* _Material_

start

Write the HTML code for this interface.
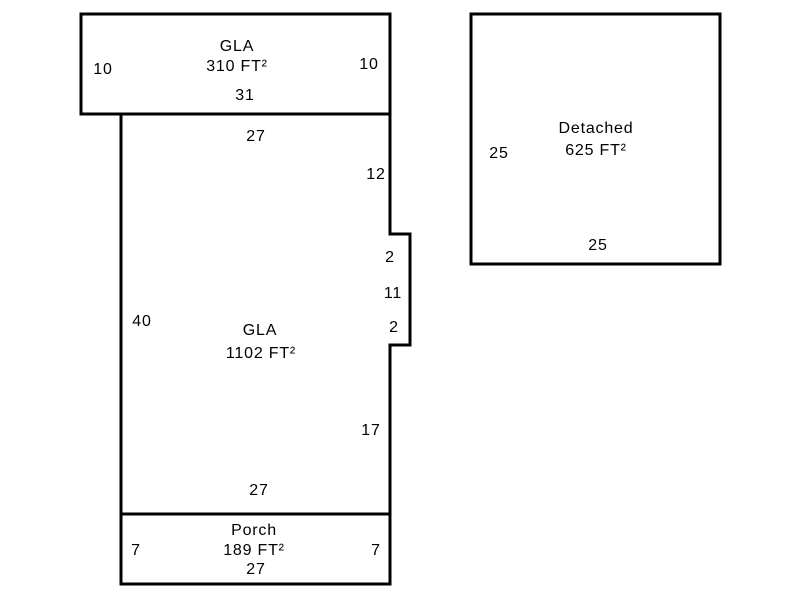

end
start

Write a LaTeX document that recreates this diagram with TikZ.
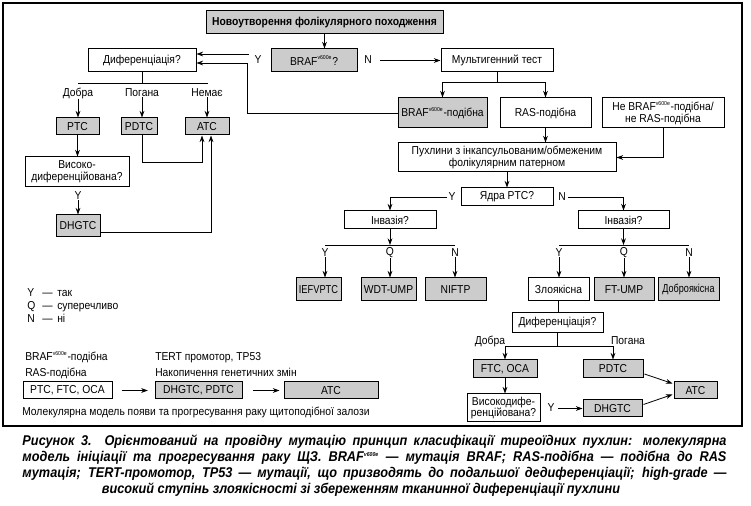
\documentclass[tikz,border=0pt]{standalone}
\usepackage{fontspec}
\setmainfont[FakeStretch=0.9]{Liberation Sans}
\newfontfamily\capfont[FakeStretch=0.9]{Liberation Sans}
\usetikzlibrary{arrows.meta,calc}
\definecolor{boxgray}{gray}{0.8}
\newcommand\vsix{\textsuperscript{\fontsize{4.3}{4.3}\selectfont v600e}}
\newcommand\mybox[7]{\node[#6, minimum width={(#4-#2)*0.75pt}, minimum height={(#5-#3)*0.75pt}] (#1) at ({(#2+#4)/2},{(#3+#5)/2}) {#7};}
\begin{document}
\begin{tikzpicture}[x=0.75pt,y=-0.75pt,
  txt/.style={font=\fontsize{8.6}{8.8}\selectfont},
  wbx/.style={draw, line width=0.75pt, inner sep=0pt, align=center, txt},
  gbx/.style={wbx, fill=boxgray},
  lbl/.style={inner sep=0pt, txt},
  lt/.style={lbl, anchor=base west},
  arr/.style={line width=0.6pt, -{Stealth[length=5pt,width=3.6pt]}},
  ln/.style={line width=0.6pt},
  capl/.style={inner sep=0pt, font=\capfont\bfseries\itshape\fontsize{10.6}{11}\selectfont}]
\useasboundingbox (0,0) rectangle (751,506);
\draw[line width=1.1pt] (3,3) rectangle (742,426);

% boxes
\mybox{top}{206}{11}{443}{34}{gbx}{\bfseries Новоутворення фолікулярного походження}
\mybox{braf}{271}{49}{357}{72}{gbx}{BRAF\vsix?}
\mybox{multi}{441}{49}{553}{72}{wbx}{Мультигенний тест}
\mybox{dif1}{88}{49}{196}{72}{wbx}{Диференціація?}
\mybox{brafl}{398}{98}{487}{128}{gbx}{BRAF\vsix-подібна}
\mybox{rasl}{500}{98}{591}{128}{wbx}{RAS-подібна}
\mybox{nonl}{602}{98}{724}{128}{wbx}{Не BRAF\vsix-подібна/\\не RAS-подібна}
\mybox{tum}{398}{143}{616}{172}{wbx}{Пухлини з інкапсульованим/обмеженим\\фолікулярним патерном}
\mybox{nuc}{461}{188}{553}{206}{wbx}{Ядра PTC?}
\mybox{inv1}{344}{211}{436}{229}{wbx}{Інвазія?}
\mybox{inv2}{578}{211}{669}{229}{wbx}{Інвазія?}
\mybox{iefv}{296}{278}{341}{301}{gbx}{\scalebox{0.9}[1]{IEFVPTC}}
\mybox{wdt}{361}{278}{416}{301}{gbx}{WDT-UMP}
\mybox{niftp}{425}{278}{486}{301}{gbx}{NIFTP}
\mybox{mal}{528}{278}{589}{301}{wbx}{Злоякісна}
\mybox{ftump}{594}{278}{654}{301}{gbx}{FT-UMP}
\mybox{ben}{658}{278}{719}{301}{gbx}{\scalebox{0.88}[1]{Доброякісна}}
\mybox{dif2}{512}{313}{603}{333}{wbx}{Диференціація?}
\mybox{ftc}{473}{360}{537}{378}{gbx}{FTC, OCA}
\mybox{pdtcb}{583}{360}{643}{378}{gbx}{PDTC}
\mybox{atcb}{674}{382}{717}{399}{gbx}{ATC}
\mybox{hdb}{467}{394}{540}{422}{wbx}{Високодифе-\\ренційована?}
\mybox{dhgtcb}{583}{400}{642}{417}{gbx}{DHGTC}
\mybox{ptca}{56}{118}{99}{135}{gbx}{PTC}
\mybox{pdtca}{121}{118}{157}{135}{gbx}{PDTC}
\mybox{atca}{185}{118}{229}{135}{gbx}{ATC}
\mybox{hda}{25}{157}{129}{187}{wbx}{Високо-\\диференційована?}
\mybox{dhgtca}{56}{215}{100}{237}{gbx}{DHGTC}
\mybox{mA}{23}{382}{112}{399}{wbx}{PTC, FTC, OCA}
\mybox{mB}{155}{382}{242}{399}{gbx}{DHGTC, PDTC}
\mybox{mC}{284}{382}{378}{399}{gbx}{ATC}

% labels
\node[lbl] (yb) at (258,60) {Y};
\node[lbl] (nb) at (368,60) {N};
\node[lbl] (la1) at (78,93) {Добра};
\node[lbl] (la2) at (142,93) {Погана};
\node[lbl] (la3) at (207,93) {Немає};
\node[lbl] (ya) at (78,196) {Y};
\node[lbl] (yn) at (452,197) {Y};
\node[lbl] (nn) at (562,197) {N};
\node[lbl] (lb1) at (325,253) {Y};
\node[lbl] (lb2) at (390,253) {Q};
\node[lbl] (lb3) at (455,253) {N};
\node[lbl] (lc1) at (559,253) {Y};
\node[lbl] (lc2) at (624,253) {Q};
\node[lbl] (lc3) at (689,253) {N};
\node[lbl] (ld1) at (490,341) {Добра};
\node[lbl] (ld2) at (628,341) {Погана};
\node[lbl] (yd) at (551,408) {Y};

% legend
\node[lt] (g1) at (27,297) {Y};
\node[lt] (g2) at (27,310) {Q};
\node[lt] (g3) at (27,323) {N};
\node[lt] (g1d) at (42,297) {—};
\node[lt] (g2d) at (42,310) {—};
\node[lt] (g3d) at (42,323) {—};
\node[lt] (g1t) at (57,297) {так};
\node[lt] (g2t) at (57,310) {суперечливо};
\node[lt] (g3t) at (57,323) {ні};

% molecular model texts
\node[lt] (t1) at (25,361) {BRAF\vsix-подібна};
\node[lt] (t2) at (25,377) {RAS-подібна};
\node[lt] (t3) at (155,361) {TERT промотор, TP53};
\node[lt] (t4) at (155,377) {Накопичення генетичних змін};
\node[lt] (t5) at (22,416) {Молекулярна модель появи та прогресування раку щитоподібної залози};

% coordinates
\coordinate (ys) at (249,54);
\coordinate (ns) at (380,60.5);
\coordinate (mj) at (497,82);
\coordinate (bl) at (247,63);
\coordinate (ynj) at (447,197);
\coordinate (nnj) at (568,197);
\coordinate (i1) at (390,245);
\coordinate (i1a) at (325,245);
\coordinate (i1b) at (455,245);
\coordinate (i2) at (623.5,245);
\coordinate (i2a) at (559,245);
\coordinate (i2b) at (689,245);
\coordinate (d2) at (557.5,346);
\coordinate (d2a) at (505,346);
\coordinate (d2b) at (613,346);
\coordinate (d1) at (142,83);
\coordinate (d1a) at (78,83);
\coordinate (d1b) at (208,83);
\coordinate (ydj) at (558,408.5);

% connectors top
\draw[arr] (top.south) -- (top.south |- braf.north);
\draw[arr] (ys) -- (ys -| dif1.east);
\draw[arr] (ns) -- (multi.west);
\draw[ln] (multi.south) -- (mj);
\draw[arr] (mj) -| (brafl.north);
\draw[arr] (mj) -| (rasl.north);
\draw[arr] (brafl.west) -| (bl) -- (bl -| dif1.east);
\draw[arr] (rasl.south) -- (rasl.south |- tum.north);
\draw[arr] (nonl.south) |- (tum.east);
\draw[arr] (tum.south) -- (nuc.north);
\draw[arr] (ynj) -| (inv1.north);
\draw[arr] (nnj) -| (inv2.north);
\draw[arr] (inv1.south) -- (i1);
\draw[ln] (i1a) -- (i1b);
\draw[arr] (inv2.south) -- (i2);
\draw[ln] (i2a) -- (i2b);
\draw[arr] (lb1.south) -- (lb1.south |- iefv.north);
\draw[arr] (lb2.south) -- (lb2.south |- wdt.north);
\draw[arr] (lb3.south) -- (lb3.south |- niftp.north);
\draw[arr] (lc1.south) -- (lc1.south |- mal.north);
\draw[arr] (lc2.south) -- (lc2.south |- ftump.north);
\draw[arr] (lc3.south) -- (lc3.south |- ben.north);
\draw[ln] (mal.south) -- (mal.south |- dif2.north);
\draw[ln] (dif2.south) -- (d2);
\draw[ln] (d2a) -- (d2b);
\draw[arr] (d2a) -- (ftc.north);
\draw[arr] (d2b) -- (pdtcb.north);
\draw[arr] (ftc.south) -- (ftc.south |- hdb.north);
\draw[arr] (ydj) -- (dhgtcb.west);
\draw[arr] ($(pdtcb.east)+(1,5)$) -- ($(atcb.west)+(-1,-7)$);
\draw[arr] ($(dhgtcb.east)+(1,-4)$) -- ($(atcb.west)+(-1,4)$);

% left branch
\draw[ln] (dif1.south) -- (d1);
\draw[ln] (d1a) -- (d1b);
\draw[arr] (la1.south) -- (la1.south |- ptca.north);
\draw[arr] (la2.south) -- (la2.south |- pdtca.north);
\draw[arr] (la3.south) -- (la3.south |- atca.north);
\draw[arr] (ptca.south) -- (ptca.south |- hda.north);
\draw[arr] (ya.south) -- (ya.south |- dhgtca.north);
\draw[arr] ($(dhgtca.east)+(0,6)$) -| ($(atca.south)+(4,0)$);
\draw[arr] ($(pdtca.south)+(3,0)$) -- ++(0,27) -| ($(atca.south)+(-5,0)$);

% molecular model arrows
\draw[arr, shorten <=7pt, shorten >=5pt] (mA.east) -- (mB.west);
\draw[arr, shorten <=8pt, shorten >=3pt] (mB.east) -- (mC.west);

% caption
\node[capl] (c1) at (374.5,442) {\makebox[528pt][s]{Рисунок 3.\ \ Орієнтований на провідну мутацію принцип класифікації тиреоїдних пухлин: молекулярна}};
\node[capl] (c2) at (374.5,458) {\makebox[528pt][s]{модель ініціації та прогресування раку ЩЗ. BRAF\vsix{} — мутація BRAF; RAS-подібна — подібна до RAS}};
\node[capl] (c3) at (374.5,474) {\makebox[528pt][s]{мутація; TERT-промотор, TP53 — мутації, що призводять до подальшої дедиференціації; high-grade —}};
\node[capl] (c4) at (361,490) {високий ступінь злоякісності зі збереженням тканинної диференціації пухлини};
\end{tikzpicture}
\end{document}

end

* _Directions_
Which lines include "this"? Copy each of them out.

* _Written solution_
Write the HTML code for this interface.
Write a LaTeX document that recreates this diagram with TikZ.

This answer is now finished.